Codeforces Round #361 (Div.2) - A. Mike and Cellphone

A. Mike and Cellphone

time limit per test

1 second

memory limit per test

256 megabytes

input

standard input

output

standard output

While swimming at the beach, Mike has accidentally dropped his cellphone into the water. There was no worry as he bought a cheap replacement phone with an old-fashioned keyboard. The keyboard has only ten digital equal-sized keys, located in the following way:

Together with his old phone, he lost all his contacts and now he can only remember the way his fingers moved when he put some number in. One can formally consider finger movements as a sequence of vectors connecting centers of keys pressed consecutively to put in a number. For example, the finger movements for number "586" are the same as finger movements for number "253":

Mike has already put in a number by his "finger memory" and started calling it, so he is now worrying, can he be sure that he is calling the correct number? In other words, is there any other number, that has the same finger movements?

Input

The first line of the input contains the only integer n (1 ≤ n ≤ 9) — the number of digits in the phone number that Mike put in.

The second line contains the string consisting of n digits (characters from '0' to '9') representing the number that Mike put in.

Output

If there is no other phone number with the same finger movements and Mike can be sure he is calling the correct number, print "YES" (without quotes) in the only line.

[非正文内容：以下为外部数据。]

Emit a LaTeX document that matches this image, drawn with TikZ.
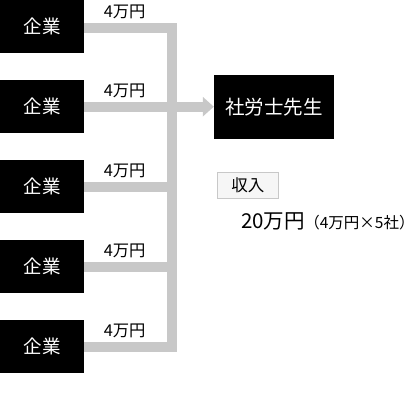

Otherwise print "NO" (without quotes) in the first line.

Examples

input

3
586

output

NO

input

2
09

output

NO

input

9
123456789

output

YES

input

3
911

output

YES

Note

You can find the picture clarifying the first sample case in the statement above.

题目大意是有一个人忘记了他的手机锁屏密码，只记得他解锁的手势的先后顺序，问这个解锁顺序是不是唯一的，是唯一的输出YES，反之输出NO。

思路：题目是较为简单的思维题目，判断是否有多个相同的手势只需要考虑这个手势上下左右平移的情况即可，没有必要考虑斜向的手势。

把手机键盘模拟一下，从四个方向判断一下就可以了，如果四个方向都越界了就是表示手势是唯一的。

#include <algorithm>
#include <iostream>
#include <numeric>
#include <cstring>
#include <iomanip>
#include <string>
#include <vector>
#include <cstdio>
#include <queue>
#include <stack>
#include <cmath>
#include <map>
#include <set>
#define LL long long
#define lson l,m,rt<<1
#define rson m+1,r,rt<<1|1
const LL Max = 1005;
const double esp = 1e-6;
//const double PI = acos(-1);
const int INF = 0x3f3f3f3f;
using namespace std;

int arr[6][6];
void init(){
    memset(arr,-1,sizeof(arr));
    arr[1][1] = 1;arr[1][2] = 2;arr[1][3] = 3;
    arr[2][1] = 4;arr[2][2] = 5;arr[2][3] = 6;
    arr[3][1] = 7;arr[3][2] = 8;arr[3][3] = 9;
    arr[4][2] = 0;
}
int dx[] = {0,0,1,-1};
int dy[] = {1,-1,0,0};
char str[15];
bool finds(int n,int d){
    for(int i=0;i<6;i++){
        for(int j=0;j<6;j++){
            if(arr[i][j] == n){
                if(arr[i+dx[d]][j+dy[d]] >= 0)
                    return true;
                else
                    return false;
            }
        }
    }
}
int main(){
    int len,f;
    init();
    while(~scanf("%d",&len)){
        f = true;
        scanf("%s",str);
        for(int k=0;k<4;k++){
            int num = 0;
            for(int i=0;str[i]!='\0';i++){
                if(finds(str[i] - '0',k))
                    num += 1;
                else
                    break;
            }
            if(num == len){
                f = false;
                break;
            }
        }
        if(f)
            printf("YES\n");
        else
            printf("NO\n");
    }
    return 0;
}